Ok ok ok, time for the dungeon portion. The Anomalous Subsurface Environment. We get a backstory. before the fall of man scientists find an underground area with strange ore and stranger creatures. They explore and start to conquer the levels, creating labs and so on as they go. Things go bad and the place is sealed up tight, then mankind falls and the place is forgotten about. Fast forward to our mad mad mad future and a the players are given a hook of a new place, as a entrance is just uncovered. We get about 30 pages of dungeon covering about 130 keyed encounters n two locations: the gatehouse to the dungeon and the first level of the dungeon. The gatehouse is meant to be a monitoring center for the sealed dungeon below. The gatehouse has a pretty good ‘looping’ map, with multiple way to get form point A to point B. The first level has an EXCELLENT map! Lots of interesting areas detail on the map and lots of ways to get form point A to B. It’s really one of the best maps I’ve seen so far, rivaling Mordenkainen’s Fntastic in the alternate paths and interesting rooms area.

 

We get 34 new monsters in the last 10 or so pages of the module. Creature like the bigfoot hybrid I mentioned above. Corpse-jelly, dober-men, blade zombies, grunkies, jawheads, and dozens of other strange and new beasts. Nothing scares the shit out of a player more then encountering a new monster. Whats it’s immune to? What are it’s weaknesses? I LOVE new monsters in modules. I want my players to feel like they are exploring the unknown and facing unknown beasties is a great way to communicate that feeling.

 

Tricks & Traps! Traps with warnings and tricks that fit in. Come one, push the big red button! You know you want to! There’s probably a +1d6 STR button in there somewhere. Do it! Do it! I LOVE giving a PC enough rope to hang themselves with. You know someone is going to press the button./eat the tree fruit, drink from the basins, etc. Again, this gets back to the Unknown and it’s place in a dungeon module. The feeling of mystery, unjustified, is what leads to the delight in wonder of a good dungeoncrawl.

 

I mentioned the factions, right? The dungeon has factions! Factions are great! it allows the PC’s to interact with the inhabitants in much more than just a hack n slash way. The inhabitants come alive and have real goals and motivations. They’re not just cookie-cutter kobolds waiting to be cut down by the party.

 

Just writing about this thing has my blood racing again. It’s an absolutely amazing setting and a wonderful dungeoncrawl. It hits all of the points I’m looking for: evocative & terse descriptions, imaginative settings, tricks & traps, new monsters, great multi-path maps, “naturalism”, factions, vermin. I could go on and on.

 

If this module had multiple dungeon levels, instead of just two, I would CLEARLY place it as the best module of all time, beating out Steading, Barrier, Mordenkainen, Dark Tower and even Thracia. I can only hope that the author produces more dungeon levels to what is surely a megadungeon to rival Greyhawk castle. If the author is reading this, please contact me: I would like to have millions & millions of your babies, the hope that your stunning creativity will rub off on me.

 

GO BUY THIS NOW.

Bryce Lynch

View Comments

  • Gus over at Dungeonofsigns (now dormant) liked this as well. I am looking at ‘old schooling’ Forgotten Realms as a new DM building out a campaign for new to 5E players.

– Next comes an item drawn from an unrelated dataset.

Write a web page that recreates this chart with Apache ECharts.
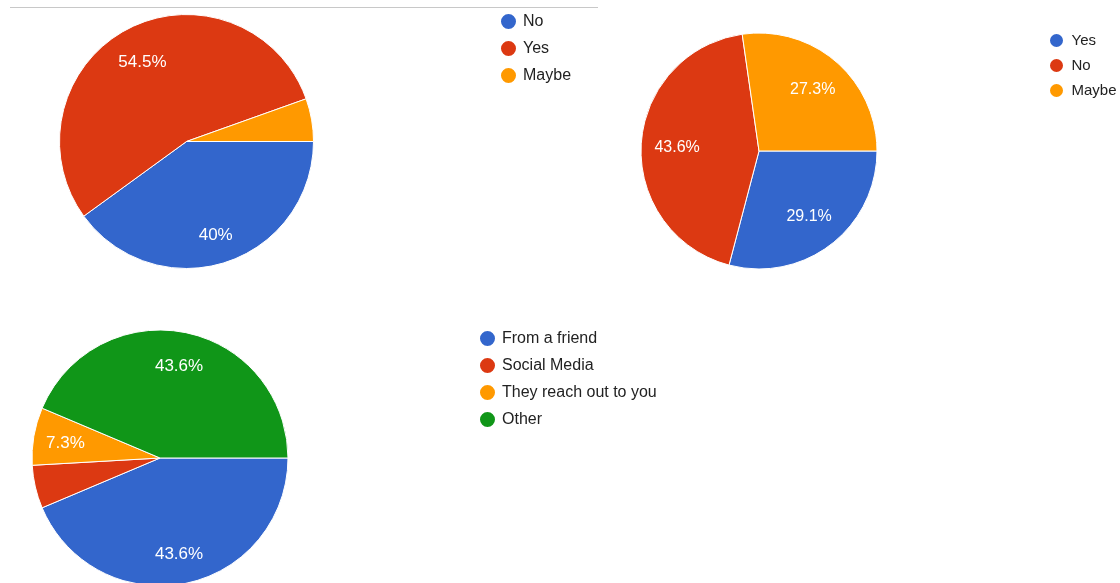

    I have yet to buy this one, but with all the rave reviews I feel I must. Do you feel the futuristic tech is fundamental, or could it be ‘re-skinned’ to play well with WOTC DND5E?

    • The gonzo elements are really part of D&D; so I don't think it detracts from the roots of 5e, but not Tolkiensque...you could reskin the tech elements but I think that would cause the setting to lose a core component of what makes it fun and "D&D."

    • Yeah I am pretty fond of ASE. For a straightforward D&D setting without the rot of vanilla fantasy and magical posivitism it's hard to beat. I think you could play it with 5e easy enough, though 5e is not really a dungeon crawl system as it takes a lot of effort to promote set piece combat and remove risk/reward and resource managment mechanics.

      So your trouble is likely not going to be the science fantasy elements, which are very much in the vein of magic as technology with a heavy dose of gonzo, but in trying to use a system designed for encounter based adventures with a full on exploratory mega-dungeon.

  • Sure, briefly.
    The 5e RAW don't have a decent rule for resource depletion and non-combat risk/reward. It's not that the system is too rigid to modify and add this but, so many little things push against exploration play and towards set-piece combat. For example the light cantrip means that light sources never matter, the compounds with a twitchy encumberance system that makes tracking what the players have annoying. You'll never worry about light, food or supplies in 5e - which is great for a heroic style game, but reduces the tension of a dungeon crawl. Likewise the combat and recovery system lend themselves to face to face encounters between balanced foes, with most battles requiring rest afterward - this makes a random encounter based risk difficult to balance at the adventure level. I could go on, but basically it's not designed with the style of exploration play a B/X megadungeon is.

    Not that it can't be done, but it seems likely to need house rules galore or be somewhat feustrating.

  • Yeah, I bought this last year and loved reading it, but haven't had a chance to play it yet. When we do, I'll situate it in an alternate universe or demi-plane. But it's definitely fun. The classic rock and other 80s references are cool too. And I agree that 5e isn't suited to this style of play with all their short rests and easy ways to recover hp, spells, etc. The challenge of these kinds of dungeons are in resource management.